Japan Prime Minister First Foreign Leader to Meet With Trump

Japan Prime Minister First Foreign Leader to Meet With Trump
A doorman (C) talks with security personnel at the front entrance of Trump Tower in New York, on Nov. 17, 2016. (AP Photo/Seth Wenig)
The Associated Press
11/17/2016
Updated:
11/17/2016
 
NEW YORK—Japanese Prime Minister Shinzo Abe becomes the first world leader to meet President-elect Donald Trump on Thursday, seeking reassurances over the future of the U.S.-Japan security and trade relations.

Abe meets with Trump in New York, where the incoming president is working on setting up an administration after his surprise election victory last week that has injected new uncertainty into old U.S. alliances.

Trump’s campaign rhetoric caused consternation in many world capitals, including Tokyo. Trump has said he would demand that allies such as Japan and South Korea contribute more to the cost of basing U.S. troops in their countries.

Such comments have worried Japan at a time when the threat from North Korea is rising, and China is challenging the U.S.-led security status quo in the Pacific.

The State Department has said it had yet to hear from Trump’s transition team, raising the prospect of the Republican holding the meeting with Abe without any input from career diplomats with deep experience dealing with Japan.

Both Japan and South Korea already pay considerable sums to support the U.S. bases, and note that it’s also in America’s strategic interest to deploy troops in the region.

Trump has suggested that Japan and South Korea could obtain their own nuclear weapons, rather than rely on U.S. deterrence, which risks a triggering an atomic arms races in Northeast Asia.

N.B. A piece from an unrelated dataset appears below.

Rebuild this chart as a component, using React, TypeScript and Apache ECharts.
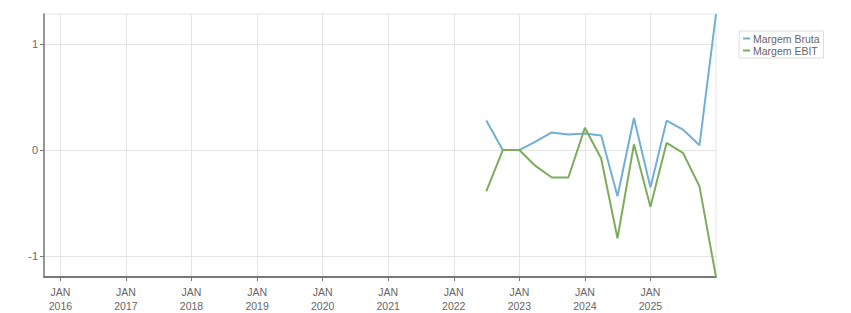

South Korea currently pays more than $800 million a year—about 50 percent of non-personnel costs of the U.S. military deployment on its soil—and is paying $9.7 billion more for relocating U.S. military bases, according to the Congressional Research Service. Japan pays about $2 billion a year, about half of the cost of the stationing U.S. forces.

The Japanese leader may also try to sway Trump on the Trans-Pacific Partnership, a 12-country trade agreement that the president-elect opposes. The pact was championed by President Barack Obama, and Trump’s victory has all but erased hopes of its early ratification by the U.S. Congress.

The pact is expected to be discussed in a side meeting at the annual summit of the Asia Pacific Economic Community in Peru, where Abe heads after New York. Obama will also be at APEC.

Abe is Japan’s most powerful leader in a decade, and he has invested political capital in overcoming strong domestic opposition to the TPP. He has also sought to increase the international role played by Japan’s military, which is constrained by a pacifist constitution.

That could jibe with Trump’s desire to see U.S. partners shoulder more of the burden for their defense.